### Supplied data ###
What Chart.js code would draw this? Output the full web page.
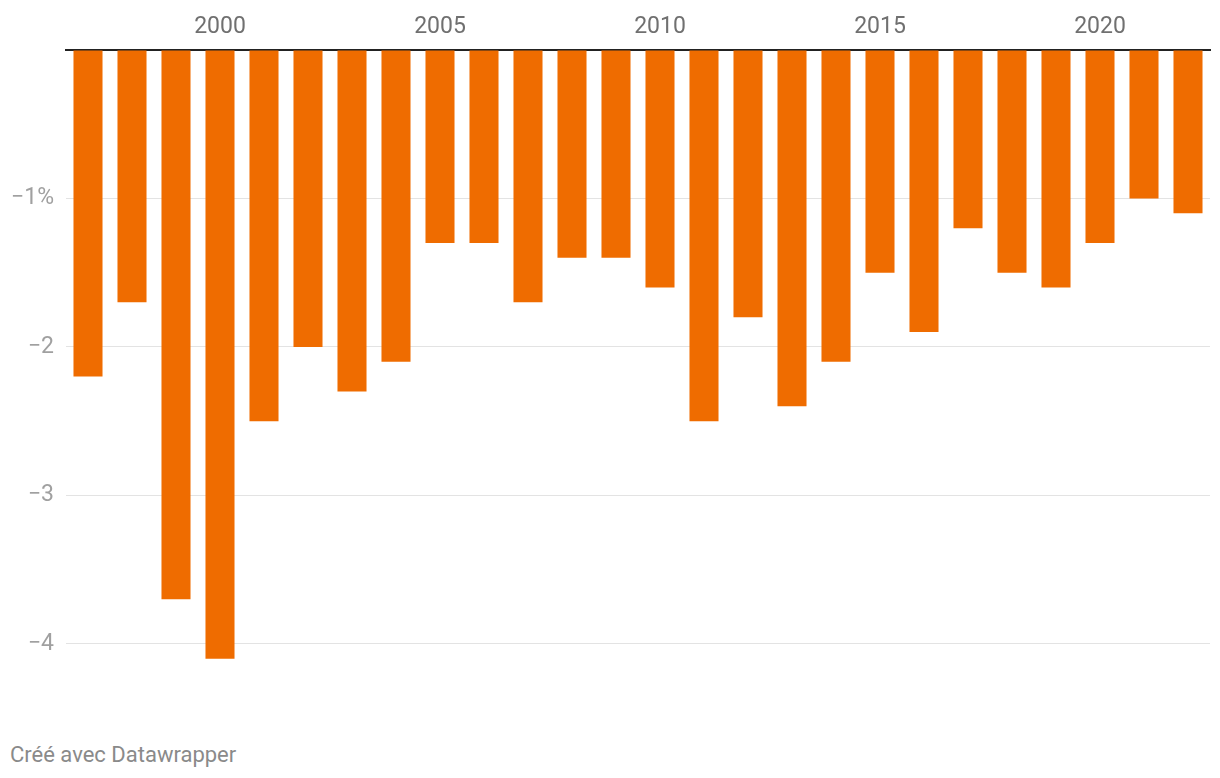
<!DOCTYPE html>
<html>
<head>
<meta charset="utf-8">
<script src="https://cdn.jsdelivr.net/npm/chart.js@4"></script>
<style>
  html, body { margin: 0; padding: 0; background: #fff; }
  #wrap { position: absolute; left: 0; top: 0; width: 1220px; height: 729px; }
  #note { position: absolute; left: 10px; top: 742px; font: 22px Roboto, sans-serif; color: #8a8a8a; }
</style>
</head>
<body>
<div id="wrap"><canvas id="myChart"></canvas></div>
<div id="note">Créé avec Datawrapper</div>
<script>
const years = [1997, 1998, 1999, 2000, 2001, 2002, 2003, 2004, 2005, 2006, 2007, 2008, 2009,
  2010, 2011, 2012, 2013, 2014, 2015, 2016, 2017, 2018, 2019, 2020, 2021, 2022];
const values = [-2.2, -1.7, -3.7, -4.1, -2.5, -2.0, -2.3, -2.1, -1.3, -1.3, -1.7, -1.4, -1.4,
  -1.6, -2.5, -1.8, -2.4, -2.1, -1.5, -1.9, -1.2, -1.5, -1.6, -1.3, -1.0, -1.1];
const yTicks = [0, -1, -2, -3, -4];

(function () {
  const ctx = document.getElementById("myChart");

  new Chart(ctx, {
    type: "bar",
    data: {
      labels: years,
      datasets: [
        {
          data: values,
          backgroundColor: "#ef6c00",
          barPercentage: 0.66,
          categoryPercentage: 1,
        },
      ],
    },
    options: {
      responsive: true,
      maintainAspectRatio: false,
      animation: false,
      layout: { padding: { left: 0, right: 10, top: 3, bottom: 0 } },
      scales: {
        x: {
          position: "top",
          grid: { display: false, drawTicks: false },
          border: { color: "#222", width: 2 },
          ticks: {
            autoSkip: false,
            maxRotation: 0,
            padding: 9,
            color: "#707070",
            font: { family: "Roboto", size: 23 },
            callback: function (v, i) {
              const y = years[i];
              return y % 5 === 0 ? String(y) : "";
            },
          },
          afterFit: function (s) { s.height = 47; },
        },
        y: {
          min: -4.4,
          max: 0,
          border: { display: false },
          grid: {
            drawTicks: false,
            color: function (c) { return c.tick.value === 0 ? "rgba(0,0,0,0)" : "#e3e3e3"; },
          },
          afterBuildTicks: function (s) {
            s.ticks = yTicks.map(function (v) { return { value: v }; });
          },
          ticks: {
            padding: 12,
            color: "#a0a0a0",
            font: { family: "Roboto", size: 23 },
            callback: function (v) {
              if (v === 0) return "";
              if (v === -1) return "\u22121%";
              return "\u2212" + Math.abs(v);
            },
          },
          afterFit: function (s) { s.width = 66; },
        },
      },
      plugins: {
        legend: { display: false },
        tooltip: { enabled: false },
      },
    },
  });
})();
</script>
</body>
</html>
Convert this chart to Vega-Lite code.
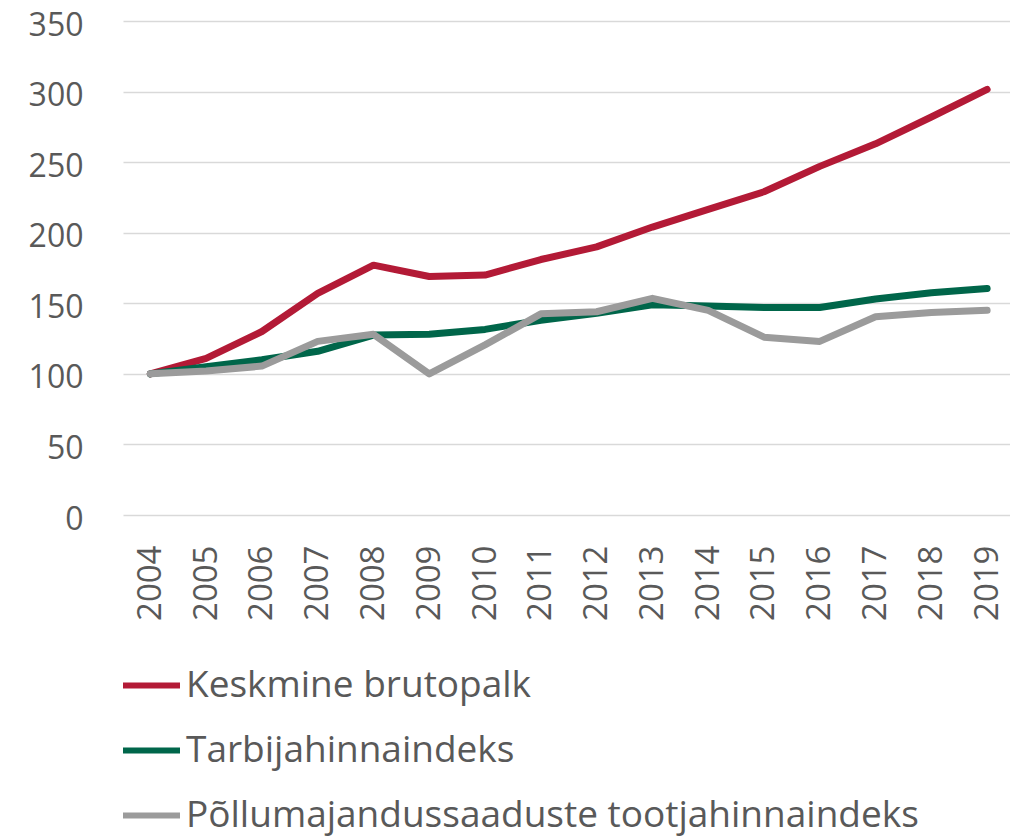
###
:: What is needed ::
Pictures in the records above should not be copied. Repeat everything else exactly.

:: The reply ::
What Chart.js code would draw this? Output the full web page.
<!DOCTYPE html>
<html>
<head>
<meta charset="utf-8">
<script src="https://cdn.jsdelivr.net/npm/chart.js@4"></script>
<style>
  html, body { margin: 0; padding: 0; background: #fff; }
  #wrap { position: absolute; left: 0; top: 0; width: 1220px; height: 729px; }
  #note { position: absolute; left: 10px; top: 742px; font: 22px Roboto, sans-serif; color: #8a8a8a; }
</style>
</head>
<body>
<div id="wrap"><canvas id="myChart"></canvas></div>
<div id="note">Créé avec Datawrapper</div>
<script>
const years = [1997, 1998, 1999, 2000, 2001, 2002, 2003, 2004, 2005, 2006, 2007, 2008, 2009,
  2010, 2011, 2012, 2013, 2014, 2015, 2016, 2017, 2018, 2019, 2020, 2021, 2022];
const values = [-2.2, -1.7, -3.7, -4.1, -2.5, -2.0, -2.3, -2.1, -1.3, -1.3, -1.7, -1.4, -1.4,
  -1.6, -2.5, -1.8, -2.4, -2.1, -1.5, -1.9, -1.2, -1.5, -1.6, -1.3, -1.0, -1.1];
const yTicks = [0, -1, -2, -3, -4];

(function () {
  const ctx = document.getElementById("myChart");

  new Chart(ctx, {
    type: "bar",
    data: {
      labels: years,
      datasets: [
        {
          data: values,
          backgroundColor: "#ef6c00",
          barPercentage: 0.66,
          categoryPercentage: 1,
        },
      ],
    },
    options: {
      responsive: true,
      maintainAspectRatio: false,
      animation: false,
      layout: { padding: { left: 0, right: 10, top: 3, bottom: 0 } },
      scales: {
        x: {
          position: "top",
          grid: { display: false, drawTicks: false },
          border: { color: "#222", width: 2 },
          ticks: {
            autoSkip: false,
            maxRotation: 0,
            padding: 9,
            color: "#707070",
            font: { family: "Roboto", size: 23 },
            callback: function (v, i) {
              const y = years[i];
              return y % 5 === 0 ? String(y) : "";
            },
          },
          afterFit: function (s) { s.height = 47; },
        },
        y: {
          min: -4.4,
          max: 0,
          border: { display: false },
          grid: {
            drawTicks: false,
            color: function (c) { return c.tick.value === 0 ? "rgba(0,0,0,0)" : "#e3e3e3"; },
          },
          afterBuildTicks: function (s) {
            s.ticks = yTicks.map(function (v) { return { value: v }; });
          },
          ticks: {
            padding: 12,
            color: "#a0a0a0",
            font: { family: "Roboto", size: 23 },
            callback: function (v) {
              if (v === 0) return "";
              if (v === -1) return "\u22121%";
              return "\u2212" + Math.abs(v);
            },
          },
          afterFit: function (s) { s.width = 66; },
        },
      },
      plugins: {
        legend: { display: false },
        tooltip: { enabled: false },
      },
    },
  });
})();
</script>
</body>
</html>
Convert this chart to Vega-Lite code.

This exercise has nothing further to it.